Hiding Complexity

In a comment on yesterday's post, Manip asked:

 Larry: You said Macros work to hide the complexity and say so like it is a bad thing.. ? Excuse me but I thought that was the POINT of using a Macro..

Actually, in the world in which I live (writing systems programs that exist in the working set of hundreds of millions of users), hiding complexity is a very, very bad thing.

You need to be VERY careful whenever you do something that hides complexity, because it's likely to come back and bite you on the behind.  I wrote up this story back in April, but it bears repeating:

Way back in the days of MS-DOS 4.0,   I was working on the DOS 4 BIOS, and one of the developers who was working on the BIOS before me had defined a couple of REALLY useful macros to manage critical sections.  You could say ENTER_CRITICAL_SECTION(criticalsectionvariable) and LEAVE_CRITICAL_SECTION(criticalsectionvariable) and it would do just what you wanted.

At one point, Gordon Letwin became concerned about the size of the BIOS, it was like 20K and he didn’t understand why it would be so large.  So he started looking.  And he noticed these two macros.  What wasn’t obvious from the macro usage was that each of those macros generated about 20 or 30 bytes of code.  He changed the macros from inline functions to out-of-line functions and saved something like 4K of code.  When you’re running on DOS, this was a HUGE savings.

Because the macro hid complexity, we didn't realize that we'd hidden a huge size problem in one line of source code.  When you're dealing with an OS that runs on machines with 256K of RAM, that hidden complexity is a big issue.

The usual reaction that people usually have to this story is "What's the big deal.  That was 20 years ago, you idiot, machines now come with gigabytes of RAM, nobody cares about that stuff."

But they're wrong.  The same issue shows up even on today's machines, it just shows up differently.
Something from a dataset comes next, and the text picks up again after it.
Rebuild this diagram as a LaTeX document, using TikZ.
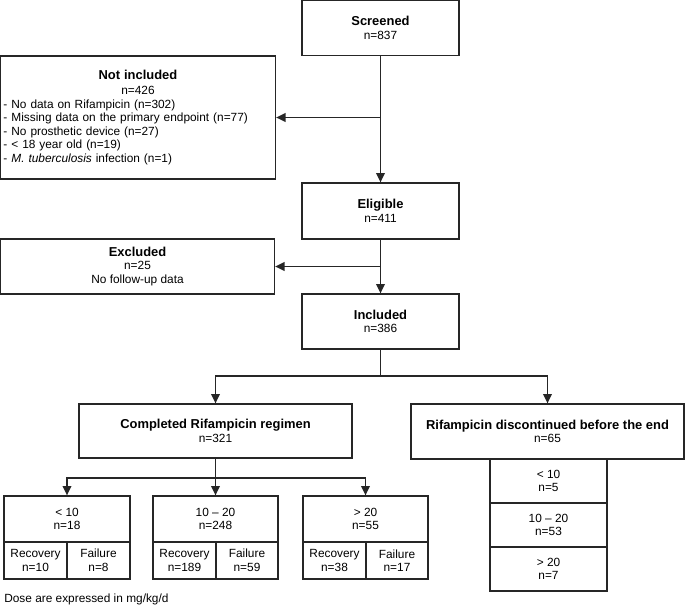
\documentclass[tikz,border=0pt]{standalone}
\usepackage{fontspec}
\setmainfont{Liberation Sans}
\usetikzlibrary{arrows.meta}
\begin{document}
\begin{tikzpicture}[x=0.75pt,y=-0.75pt,
  box/.style={draw=black!85,line width=1pt,inner sep=0pt,align=center,
    font=\fontsize{8.9}{10.2}\selectfont},
  arr/.style={draw=black!85,line width=1pt,-{Triangle[length=7pt,width=6.5pt]}},
  ln/.style={draw=black!85,line width=1pt}]
\useasboundingbox (0,0) rectangle (685,608);
\newcommand{\ttl}[1]{{\fontsize{9.7}{12}\selectfont\bfseries #1}}
% main column
\node[box,minimum width=157*0.75pt,minimum height=55*0.75pt] (scr) at (380.5,28) {\ttl{Screened}\\n=837};
\node[box,minimum width=157*0.75pt,minimum height=56*0.75pt] (eli) at (380.5,211) {\ttl{Eligible}\\n=411};
\node[box,minimum width=157*0.75pt,minimum height=55*0.75pt] (inc) at (380.5,321.5) {\ttl{Included}\\n=386};
% not included
\node[box,minimum width=275*0.75pt,minimum height=123*0.75pt,text width=269*0.75pt,align=left] (notinc) at (138,117.5)
 {\centering\ttl{Not included}\\[1pt]n=426\par\raggedright
  - No data on Rifampicin (n=302)\\
  - Missing data on the primary endpoint (n=77)\\
  - No prosthetic device (n=27)\\
  - < 18 year old (n=19)\\
  - \textit{M. tuberculosis} infection (n=1)\par};
\node[box,minimum width=274*0.75pt,minimum height=55*0.75pt] (exc) at (137.5,266.5)
 {\ttl{Excluded}\\n=25\\No follow-up data};
% second level
\node[box,minimum width=273*0.75pt,minimum height=54*0.75pt] (comp) at (215.5,431) {\ttl{Completed Rifampicin regimen}\\n=321};
\node[box,minimum width=273*0.75pt,minimum height=55*0.75pt] (disc) at (547.5,431.5) {\ttl{Rifampicin discontinued before the end}\\n=65};
% discontinued sub-boxes
\node[box,minimum width=117*0.75pt,minimum height=44*0.75pt] (d1) at (548.5,481) {< 10\\n=5};
\node[box,minimum width=117*0.75pt,minimum height=44*0.75pt] (d2) at (548.5,525) {10 -- 20\\n=53};
\node[box,minimum width=117*0.75pt,minimum height=44*0.75pt] (d3) at (548.5,569) {> 20\\n=7};
% completed dose boxes
\node[box,minimum width=126*0.75pt,minimum height=46*0.75pt] (a) at (67,519) {< 10\\n=18};
\node[box,minimum width=63*0.75pt,minimum height=37*0.75pt] (ar) at (35.5,560.5) {Recovery\\n=10};
\node[box,minimum width=63*0.75pt,minimum height=37*0.75pt] (af) at (98.5,560.5) {Failure\\n=8};
\node[box,minimum width=125*0.75pt,minimum height=46*0.75pt] (b) at (215.5,519) {10 -- 20\\n=248};
\node[box,minimum width=63*0.75pt,minimum height=37*0.75pt] (br) at (184.5,560.5) {Recovery\\n=189};
\node[box,minimum width=62*0.75pt,minimum height=37*0.75pt] (bf) at (247,560.5) {Failure\\n=59};
\node[box,minimum width=125*0.75pt,minimum height=46*0.75pt] (c) at (365.5,519) {> 20\\n=55};
\node[box,minimum width=63*0.75pt,minimum height=37*0.75pt] (cr) at (334.5,560.5) {Recovery\\n=38};
\node[box,minimum width=62*0.75pt,minimum height=37*0.75pt] (cf) at (397,560.5) {Failure\\n=17};
% footnote
\node[anchor=west,inner sep=0pt,font=\fontsize{8.9}{10}\selectfont] (note) at (4,599) {Dose are expressed in mg/kg/d};
% connectors
\coordinate (j1) at (380.5,117.5);
\coordinate (j2) at (380.5,266.5);
\coordinate (j3) at (380.5,376);
\coordinate (j4) at (215.5,478);
\draw[arr] (scr.south) -- (eli.north);
\draw[arr] (j1) -- (notinc.east);
\draw[arr] (eli.south) -- (inc.north);
\draw[arr] (j2) -- (exc.east);
\draw[ln] (inc.south) -- (j3);
\draw[arr] (j3) -| (comp.north);
\draw[arr] (j3) -| (disc.north);
\draw[ln] (comp.south) -- (j4);
\draw[arr] (j4) -| (a.north);
\draw[arr] (j4) -- (b.north);
\draw[arr] (j4) -| (c.north);
\end{tikzpicture}
\end{document}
On today's machines, the bottleneck isn't typically the amount of physical RAM on the machine, instead, the bottleneck is in time to read an image from the disk. 
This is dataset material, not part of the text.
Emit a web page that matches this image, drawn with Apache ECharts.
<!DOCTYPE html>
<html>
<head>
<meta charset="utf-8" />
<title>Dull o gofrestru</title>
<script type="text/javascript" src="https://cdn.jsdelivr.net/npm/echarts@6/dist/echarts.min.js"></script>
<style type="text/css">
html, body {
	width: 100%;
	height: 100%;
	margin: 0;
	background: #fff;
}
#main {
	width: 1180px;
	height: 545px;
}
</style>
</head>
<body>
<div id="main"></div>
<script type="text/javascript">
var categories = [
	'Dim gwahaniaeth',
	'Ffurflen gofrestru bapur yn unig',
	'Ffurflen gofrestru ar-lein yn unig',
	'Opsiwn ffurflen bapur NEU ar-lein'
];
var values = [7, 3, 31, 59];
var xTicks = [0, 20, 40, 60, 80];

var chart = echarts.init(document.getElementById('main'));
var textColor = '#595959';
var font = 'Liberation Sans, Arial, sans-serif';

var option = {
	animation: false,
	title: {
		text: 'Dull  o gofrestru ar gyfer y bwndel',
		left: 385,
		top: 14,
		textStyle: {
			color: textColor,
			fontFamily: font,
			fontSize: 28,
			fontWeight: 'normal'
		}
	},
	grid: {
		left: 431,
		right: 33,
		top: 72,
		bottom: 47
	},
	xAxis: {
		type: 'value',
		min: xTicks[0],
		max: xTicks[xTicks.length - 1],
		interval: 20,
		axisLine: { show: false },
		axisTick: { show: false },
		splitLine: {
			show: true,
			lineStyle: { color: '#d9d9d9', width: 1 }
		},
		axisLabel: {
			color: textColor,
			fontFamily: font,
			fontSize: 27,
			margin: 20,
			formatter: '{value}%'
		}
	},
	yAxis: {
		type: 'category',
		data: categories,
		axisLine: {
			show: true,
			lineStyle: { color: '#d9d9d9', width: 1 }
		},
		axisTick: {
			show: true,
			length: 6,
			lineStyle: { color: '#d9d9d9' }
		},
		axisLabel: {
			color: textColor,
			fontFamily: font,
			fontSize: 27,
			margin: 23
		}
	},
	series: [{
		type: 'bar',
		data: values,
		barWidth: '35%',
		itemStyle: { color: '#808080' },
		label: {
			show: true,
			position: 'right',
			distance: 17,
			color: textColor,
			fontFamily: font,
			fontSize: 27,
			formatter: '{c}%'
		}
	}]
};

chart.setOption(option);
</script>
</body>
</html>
The thing is that the speed of RAM is limited by the speed of light, and the laws of quantum physics, but the speed of a hard disk is limited by the physics of large objects.  As a result, reading data from RAM is blindingly fast compared to reading data from disk (no duh). 

Every page that's faulted into memory while loading your application adds between 10 and 50 milliseconds (or more, if the machine's got a slow or fragmented hard disk) to the boot time of the system. The larger your code, the more time it'll take to load it into RAM. 

If the user can't use the system until your code's been loaded into RAM, then you just kept them from doing their work.  And that's the world in which I live - the system can't log the user on until the audio subsystem's loaded (at a minimum to play the logon chime), so it's really important that my code come in as quickly as possible.

We have teams of engineers in Microsoft whose sole job is to profile the disk boot process of Windows - they investigate literally every read from the disk that occurs during the boot process to ensure that it's necessary.  If a components code is taking "too many" disk reads to load, then these guys will come down like a ton of bricks on the poor developer responsible for that code.

So it's CRITICAL that I know where all the code in my application is going, and what it's doing.  If I've hidden complexity in a macro, or a templated function, then I may have many pages of code hidden behind a single line of source.